After that, he became a Washington “graybeard,” a think-tanker on weapons proliferation to whom the intelligence community would occasionally turn to help figure out what the United States’ enemies were up to.
After the March 2003 invasion of Iraq failed to find any weapons of mass destruction, or programs to produce them, Bush ordered the CIA to take over the hunt. Tenet quickly named Kay — an aide had seen Kay interviewed on TV — as head of the new Iraq Survey Group with the remit to find the missing WMDs.
But Kay was a political scientist, not a spy. He had never served in the military or been trained in espionage. He resented using his CIA-issued code name, “Buford S. Vincent.” And he refused the Pentagon’s request to wear military fatigues.

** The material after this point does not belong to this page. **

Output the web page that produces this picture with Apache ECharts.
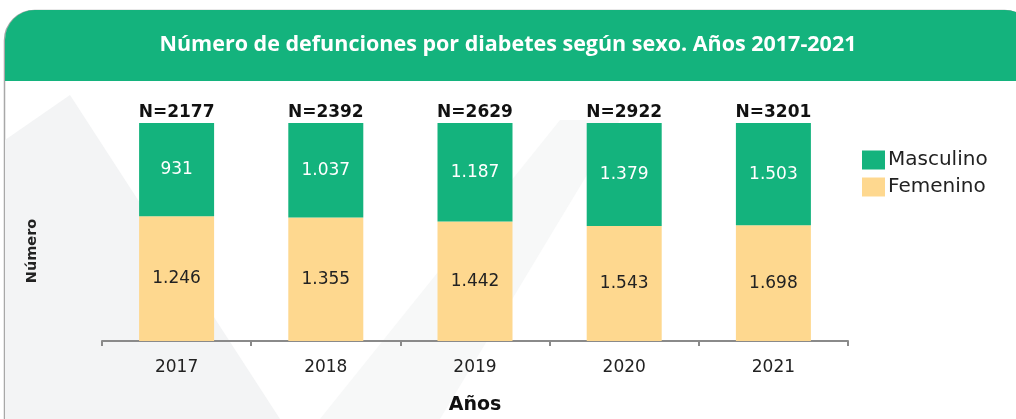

Over the next few months, Kay and his team of scientists, soldiers and spies in Baghdad investigated claim after claim of supposed nonconventional weapons, only to find the “intelligence” based on supposition and inference, not fact. He was distraught to realize that the United States had gone to war based on misjudgments and outright lies.
In late 2003, Kay flew back to Washington to confront Tenet and others with the hard truth. After 9/11, it was said, the CIA and other national security agencies had failed to connect the dots. In Iraq, Kay once told me, they made up the dots.
He was greeted as a heretic, a pariah. On earlier visits to CIA headquarters, he had been given a 7th-floor office down the hall from Tenet. Now, he was banished to a wing under construction, where his windowless room had neither a classified computer nor a secure phone. America’s chief weapons hunter heard about meetings on Iraq’s weapons after the fact, if at all. People avoided him in the halls. “I was contaminated, like Typhoid Mary,” he told me.
After a month, he quit. The CIA offered to let him stay on the payroll as a senior adviser. Kay told me they were trying to buy his silence, and that getting the facts out was more important. After he went public, one of Tenet’s aides bitterly told me Kay was a “traitor” because he had humiliated the CIA.
As the nation grapples with former president Donald Trump’s lies about the 2020 election, it’s worth saluting David Kay for telling an unpopular truth — whatever the cost.